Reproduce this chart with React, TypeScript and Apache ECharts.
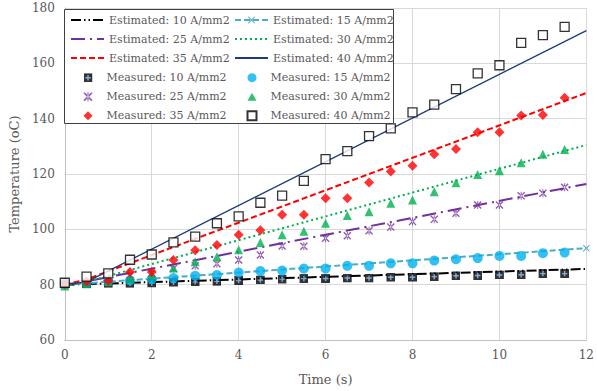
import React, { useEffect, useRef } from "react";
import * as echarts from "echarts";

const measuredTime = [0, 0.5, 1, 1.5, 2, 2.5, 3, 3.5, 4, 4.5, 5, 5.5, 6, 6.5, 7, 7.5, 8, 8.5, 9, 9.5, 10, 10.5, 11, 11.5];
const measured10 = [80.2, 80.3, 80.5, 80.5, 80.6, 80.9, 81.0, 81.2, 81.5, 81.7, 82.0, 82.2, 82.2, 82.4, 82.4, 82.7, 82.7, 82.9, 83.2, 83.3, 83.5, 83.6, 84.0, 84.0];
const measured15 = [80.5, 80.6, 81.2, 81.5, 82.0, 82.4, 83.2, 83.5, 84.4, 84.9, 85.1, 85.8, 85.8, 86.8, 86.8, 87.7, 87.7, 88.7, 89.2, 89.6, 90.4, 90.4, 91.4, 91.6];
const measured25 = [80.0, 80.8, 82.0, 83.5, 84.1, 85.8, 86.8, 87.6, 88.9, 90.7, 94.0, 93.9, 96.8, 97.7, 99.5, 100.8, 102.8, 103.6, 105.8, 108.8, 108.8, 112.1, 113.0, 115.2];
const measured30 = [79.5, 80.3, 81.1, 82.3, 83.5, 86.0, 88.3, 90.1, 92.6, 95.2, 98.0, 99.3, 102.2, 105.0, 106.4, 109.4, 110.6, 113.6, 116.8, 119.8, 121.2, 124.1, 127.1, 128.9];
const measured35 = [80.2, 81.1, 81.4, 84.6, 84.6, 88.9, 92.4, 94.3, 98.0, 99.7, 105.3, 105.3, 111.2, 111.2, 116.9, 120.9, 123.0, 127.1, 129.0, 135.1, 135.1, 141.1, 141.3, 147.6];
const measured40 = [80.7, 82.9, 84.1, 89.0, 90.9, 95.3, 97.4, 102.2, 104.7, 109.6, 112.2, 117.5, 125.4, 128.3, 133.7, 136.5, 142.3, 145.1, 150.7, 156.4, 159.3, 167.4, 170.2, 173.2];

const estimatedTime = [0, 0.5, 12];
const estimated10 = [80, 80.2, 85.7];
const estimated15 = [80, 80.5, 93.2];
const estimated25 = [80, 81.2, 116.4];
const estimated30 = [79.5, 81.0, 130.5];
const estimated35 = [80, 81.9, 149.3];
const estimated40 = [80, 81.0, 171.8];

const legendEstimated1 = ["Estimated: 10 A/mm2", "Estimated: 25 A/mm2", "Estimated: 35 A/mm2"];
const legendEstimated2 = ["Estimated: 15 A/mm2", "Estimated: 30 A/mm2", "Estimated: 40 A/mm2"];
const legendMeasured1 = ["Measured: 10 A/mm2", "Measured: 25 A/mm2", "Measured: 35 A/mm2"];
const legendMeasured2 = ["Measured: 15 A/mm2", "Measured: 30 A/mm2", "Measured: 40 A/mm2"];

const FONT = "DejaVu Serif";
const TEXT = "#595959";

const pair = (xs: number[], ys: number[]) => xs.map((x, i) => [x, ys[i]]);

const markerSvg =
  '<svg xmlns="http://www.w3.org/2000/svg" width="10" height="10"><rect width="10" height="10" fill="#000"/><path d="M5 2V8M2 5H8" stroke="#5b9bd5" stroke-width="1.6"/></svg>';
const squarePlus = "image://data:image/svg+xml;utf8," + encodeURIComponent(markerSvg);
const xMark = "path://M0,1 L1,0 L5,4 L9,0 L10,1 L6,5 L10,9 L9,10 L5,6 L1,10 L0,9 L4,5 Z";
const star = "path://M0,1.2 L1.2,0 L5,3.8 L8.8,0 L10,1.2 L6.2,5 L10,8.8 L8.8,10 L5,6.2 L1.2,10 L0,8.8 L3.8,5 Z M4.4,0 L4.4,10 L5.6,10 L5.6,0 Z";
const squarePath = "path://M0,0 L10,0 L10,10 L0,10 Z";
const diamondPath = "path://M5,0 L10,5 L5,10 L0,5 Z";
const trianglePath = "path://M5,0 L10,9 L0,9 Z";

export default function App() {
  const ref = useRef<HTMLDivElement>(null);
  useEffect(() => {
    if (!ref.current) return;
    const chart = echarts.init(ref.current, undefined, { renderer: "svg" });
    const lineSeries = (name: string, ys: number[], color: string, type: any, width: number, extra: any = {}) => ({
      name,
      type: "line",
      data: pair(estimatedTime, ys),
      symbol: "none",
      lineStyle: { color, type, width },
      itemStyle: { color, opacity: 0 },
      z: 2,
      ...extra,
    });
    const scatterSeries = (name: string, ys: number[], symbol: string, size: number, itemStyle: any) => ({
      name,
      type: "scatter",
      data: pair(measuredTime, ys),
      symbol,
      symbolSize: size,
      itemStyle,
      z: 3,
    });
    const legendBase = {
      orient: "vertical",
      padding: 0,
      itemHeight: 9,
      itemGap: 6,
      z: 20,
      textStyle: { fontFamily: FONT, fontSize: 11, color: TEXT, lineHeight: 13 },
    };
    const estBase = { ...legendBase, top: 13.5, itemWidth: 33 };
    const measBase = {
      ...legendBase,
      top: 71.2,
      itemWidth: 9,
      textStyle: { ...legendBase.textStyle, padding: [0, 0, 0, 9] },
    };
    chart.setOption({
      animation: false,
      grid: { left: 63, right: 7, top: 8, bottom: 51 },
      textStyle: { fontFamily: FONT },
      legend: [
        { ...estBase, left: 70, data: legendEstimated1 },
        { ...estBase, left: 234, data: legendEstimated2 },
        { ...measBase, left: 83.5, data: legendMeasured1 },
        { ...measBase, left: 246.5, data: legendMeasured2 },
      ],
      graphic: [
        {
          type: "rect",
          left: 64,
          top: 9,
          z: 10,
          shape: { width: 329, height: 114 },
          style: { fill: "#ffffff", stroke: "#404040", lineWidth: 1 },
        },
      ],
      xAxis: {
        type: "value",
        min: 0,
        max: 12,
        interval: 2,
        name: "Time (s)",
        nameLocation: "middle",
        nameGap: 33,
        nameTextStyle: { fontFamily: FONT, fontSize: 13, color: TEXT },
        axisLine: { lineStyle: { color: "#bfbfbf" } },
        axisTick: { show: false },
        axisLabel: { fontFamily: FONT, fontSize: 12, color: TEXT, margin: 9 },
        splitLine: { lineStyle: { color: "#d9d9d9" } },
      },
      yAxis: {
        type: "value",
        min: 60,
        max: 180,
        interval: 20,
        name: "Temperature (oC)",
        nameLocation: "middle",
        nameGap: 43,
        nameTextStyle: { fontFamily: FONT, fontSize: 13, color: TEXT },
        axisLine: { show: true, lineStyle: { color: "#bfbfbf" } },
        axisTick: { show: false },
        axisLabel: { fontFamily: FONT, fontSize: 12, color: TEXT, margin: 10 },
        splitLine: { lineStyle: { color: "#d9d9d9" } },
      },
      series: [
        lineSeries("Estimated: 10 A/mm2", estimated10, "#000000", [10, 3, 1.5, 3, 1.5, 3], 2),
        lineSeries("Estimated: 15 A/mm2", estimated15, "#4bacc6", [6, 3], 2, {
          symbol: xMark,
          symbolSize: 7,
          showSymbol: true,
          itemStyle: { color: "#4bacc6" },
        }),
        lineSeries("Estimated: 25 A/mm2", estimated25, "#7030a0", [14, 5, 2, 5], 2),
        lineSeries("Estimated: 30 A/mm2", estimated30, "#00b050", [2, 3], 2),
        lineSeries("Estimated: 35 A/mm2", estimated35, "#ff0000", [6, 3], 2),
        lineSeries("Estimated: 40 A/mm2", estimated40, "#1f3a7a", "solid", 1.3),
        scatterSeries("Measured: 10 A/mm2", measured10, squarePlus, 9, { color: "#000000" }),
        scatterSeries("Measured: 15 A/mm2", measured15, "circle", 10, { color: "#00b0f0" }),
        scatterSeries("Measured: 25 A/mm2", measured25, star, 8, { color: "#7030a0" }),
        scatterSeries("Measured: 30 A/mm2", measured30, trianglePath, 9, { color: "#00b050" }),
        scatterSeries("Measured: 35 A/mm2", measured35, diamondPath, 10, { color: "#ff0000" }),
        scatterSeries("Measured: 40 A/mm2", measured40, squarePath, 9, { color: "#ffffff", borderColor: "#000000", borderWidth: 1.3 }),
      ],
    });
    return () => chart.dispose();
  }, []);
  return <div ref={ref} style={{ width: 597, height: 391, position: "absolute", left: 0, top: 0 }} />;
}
* * * * * * * * *
## SET EXERCISE
Set the lines above down again, word for word, from the first through the one containing "const pair = (xs: number[], ys: number[])"; pictures excluded.

## EXERCISE OUTPUT
Reproduce this chart with React, TypeScript and Apache ECharts.
import React, { useEffect, useRef } from "react";
import * as echarts from "echarts";

const measuredTime = [0, 0.5, 1, 1.5, 2, 2.5, 3, 3.5, 4, 4.5, 5, 5.5, 6, 6.5, 7, 7.5, 8, 8.5, 9, 9.5, 10, 10.5, 11, 11.5];
const measured10 = [80.2, 80.3, 80.5, 80.5, 80.6, 80.9, 81.0, 81.2, 81.5, 81.7, 82.0, 82.2, 82.2, 82.4, 82.4, 82.7, 82.7, 82.9, 83.2, 83.3, 83.5, 83.6, 84.0, 84.0];
const measured15 = [80.5, 80.6, 81.2, 81.5, 82.0, 82.4, 83.2, 83.5, 84.4, 84.9, 85.1, 85.8, 85.8, 86.8, 86.8, 87.7, 87.7, 88.7, 89.2, 89.6, 90.4, 90.4, 91.4, 91.6];
const measured25 = [80.0, 80.8, 82.0, 83.5, 84.1, 85.8, 86.8, 87.6, 88.9, 90.7, 94.0, 93.9, 96.8, 97.7, 99.5, 100.8, 102.8, 103.6, 105.8, 108.8, 108.8, 112.1, 113.0, 115.2];
const measured30 = [79.5, 80.3, 81.1, 82.3, 83.5, 86.0, 88.3, 90.1, 92.6, 95.2, 98.0, 99.3, 102.2, 105.0, 106.4, 109.4, 110.6, 113.6, 116.8, 119.8, 121.2, 124.1, 127.1, 128.9];
const measured35 = [80.2, 81.1, 81.4, 84.6, 84.6, 88.9, 92.4, 94.3, 98.0, 99.7, 105.3, 105.3, 111.2, 111.2, 116.9, 120.9, 123.0, 127.1, 129.0, 135.1, 135.1, 141.1, 141.3, 147.6];
const measured40 = [80.7, 82.9, 84.1, 89.0, 90.9, 95.3, 97.4, 102.2, 104.7, 109.6, 112.2, 117.5, 125.4, 128.3, 133.7, 136.5, 142.3, 145.1, 150.7, 156.4, 159.3, 167.4, 170.2, 173.2];

const estimatedTime = [0, 0.5, 12];
const estimated10 = [80, 80.2, 85.7];
const estimated15 = [80, 80.5, 93.2];
const estimated25 = [80, 81.2, 116.4];
const estimated30 = [79.5, 81.0, 130.5];
const estimated35 = [80, 81.9, 149.3];
const estimated40 = [80, 81.0, 171.8];

const legendEstimated1 = ["Estimated: 10 A/mm2", "Estimated: 25 A/mm2", "Estimated: 35 A/mm2"];
const legendEstimated2 = ["Estimated: 15 A/mm2", "Estimated: 30 A/mm2", "Estimated: 40 A/mm2"];
const legendMeasured1 = ["Measured: 10 A/mm2", "Measured: 25 A/mm2", "Measured: 35 A/mm2"];
const legendMeasured2 = ["Measured: 15 A/mm2", "Measured: 30 A/mm2", "Measured: 40 A/mm2"];

const FONT = "DejaVu Serif";
const TEXT = "#595959";

const pair = (xs: number[], ys: number[]) => xs.map((x, i) => [x, ys[i]]);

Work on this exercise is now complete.